American opinion regarding the treatment of religion in China ranges from optimism over the rate of growth of the five main religions to extreme pessimism regarding the arrest and imprisonment of non-registered religious practitioners and the closing of non-registered religious venues.

The Chinese government states that there are over 100 million religious practitioners in China today, but critics contend that the number is far greater.

During their three-week trip to China, Reverend Donald Argue, Archbishop Theodore E. McCarrick, and Rabbi Arthur Schneier met with officials from the Religious Affairs Bureau (RAB) and people of many faiths.

During a meeting with President Jiang Zemin, the group tried to convey the importance of religious freedom to Americans. Jiang agreed to give serious consideration to their concerns.

At a March 18, 1998 press conference the three announced that they believe their visit played a positive role in China’s recent decision to sign the U.N. International Convention on Civil and Political Rights. Recognizing that more progress needs to be made, however, the delegation informed reporters that their request to see the Panchen Lama was denied.

Some critics of China’s treatment of religion claim that the government and party ignore the definition of religious freedom contained in Article 36 of the Constitution which states that, "Citizens of the People’s Republic of China enjoy freedom of religious belief. No state organ, public organization, or individual may compel citizens to believe in, or not to believe in, any religion. . . ."

Since 1994, some contend the government has attempted to restrict the practice of religion through Decrees 144 and 145. Since their passage, international groups have noted that religious practitioners have faced increased harassment, confiscation of property, imprisonment, and sentencing to forced labor camps.

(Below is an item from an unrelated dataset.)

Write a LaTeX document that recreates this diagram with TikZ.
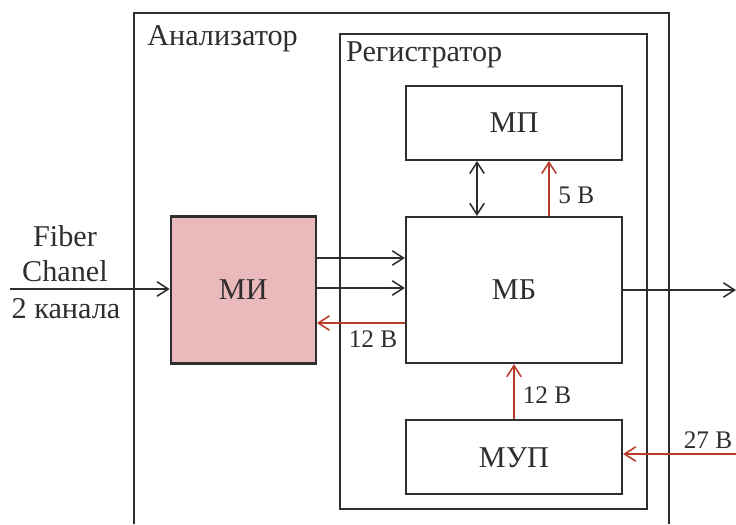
\documentclass[tikz,border=0pt]{standalone}
\usepackage{fontspec}
\setmainfont{Liberation Serif}
\usetikzlibrary{arrows.meta,positioning,calc}
\definecolor{ink}{HTML}{2E2E2E}
\definecolor{volt}{HTML}{B83A28}
\definecolor{pink}{HTML}{EAB9BC}
\tikzset{
 block/.style={draw=ink,line width=1.6pt,minimum width=54mm,align=center,text=ink},
 frame/.style={draw=ink,line width=1.6pt},
 flow/.style={->,draw=ink,line width=1.1pt},
 power/.style={flow,draw=volt},
 title/.style={text=ink,inner sep=0pt},
 volts/.style={text=ink,font=\fontsize{18}{20}\selectfont,inner sep=0pt}
}

\begin{document}
\begin{tikzpicture}[x=1mm,y=1mm,font=\fontsize{21.5}{25}\selectfont,node distance=13.75mm,
  >={Straight Barb[length=2.8mm,width=3.6mm]}]
  \useasboundingbox (0,0) rectangle (184,-131);

  \node[block,minimum height=36.5mm] (mb) at (128.5,-72.5) {МБ};
  \node[block,minimum height=18.5mm,above=of mb] (mp) {МП};
  \node[block,minimum height=18.5mm,below=of mb] (mup) {МУП};
  \node[block,fill=pink,minimum width=36.25mm,minimum height=36.75mm,left=22mm of mb] (mi) {МИ};

  % outer and inner frames
  \draw[frame] (33.5,-131) |- (167.25,-3.25) -- (167.25,-131);
  \node[title,anchor=base west] (analyzer) at (36.75,-11.25) {Анализатор};
  \node[frame,minimum width=76.75mm,minimum height=118.75mm] (reg) at (123.375,-67.875) {};
  \node[title,anchor=base west] (regname) at ([xshift=1.75mm,yshift=-7.25mm]reg.north west) {Регистратор};

  % input
  \coordinate (fin) at (2.5,-72.25);
  \draw[flow] (fin) -- (fin -| mi.west);
  \node[title,anchor=south,align=center] (fiber) at (16.25,-70.5) {Fiber\\Chanel};
  \node[title,anchor=base] (chan) at (16.5,-79.5) {2 канала};

  \draw[flow] ([yshift=8mm]mi.east) -- ([yshift=8mm]mi.east -| mb.west);
  \draw[flow] ([yshift=0.5mm]mi.east) -- ([yshift=0.5mm]mi.east -| mb.west);
  \draw[power] ([yshift=-8.25mm]mb.west) -- ([yshift=-8.25mm]mb.west -| mi.east);
  \node[volts,anchor=base] (v12a) at (93.25,-86.75) {12 В};

  \draw[flow,<->] ([xshift=-9.25mm]mb.north) -- ([xshift=-9.25mm]mb.north |- mp.south);
  \draw[power] ([xshift=8.75mm]mb.north) -- ([xshift=8.75mm]mb.north |- mp.south);
  \node[volts,anchor=base] (v5) at (144.1,-50.75) {5 В};

  \draw[power] (mup) -- (mb);
  \node[volts,anchor=base] (v12b) at (136.75,-100.75) {12 В};

  \coordinate (pin) at (184,-113.5);
  \draw[power] (pin) -- (pin -| mup.east);
  \node[volts,anchor=base] (v27) at (177,-112) {27 В};

  \coordinate (out) at (184,-72.25);
  \draw[flow] (mb.east) -- (mb.east -| out);
\end{tikzpicture}
\end{document}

Such charges have prompted Congress to consider several pieces of legislation aimed at pressuring the government to abolish these methods and loosen its control of religion. These bills are summarized below:

H.R. 967 (Gilman) Free the Clergy Act. Requires U.S. to deny international travel funds to official religious organizations that participate in religious persecution. Passed on 11/06/97 by a vote of 366-54.

H.R. 2431/S. 772 (Wolf/Specter) Freedom From Religious Persecution Act of 1997. Establishes the U.S. Office of Religious Persecution Monitoring.

H.R. 2358 (Ros-Lehtinen) Provides for increased embassy monitoring of human rights violations in China.

S. 1164 (Abraham) The China Policy Act of 1997. Sets forth a comprehensive policy for U.S. that includes sanctions on PLA enterprises, denial of visas and funds for Chinese officials, and annual reports on intelligence activities.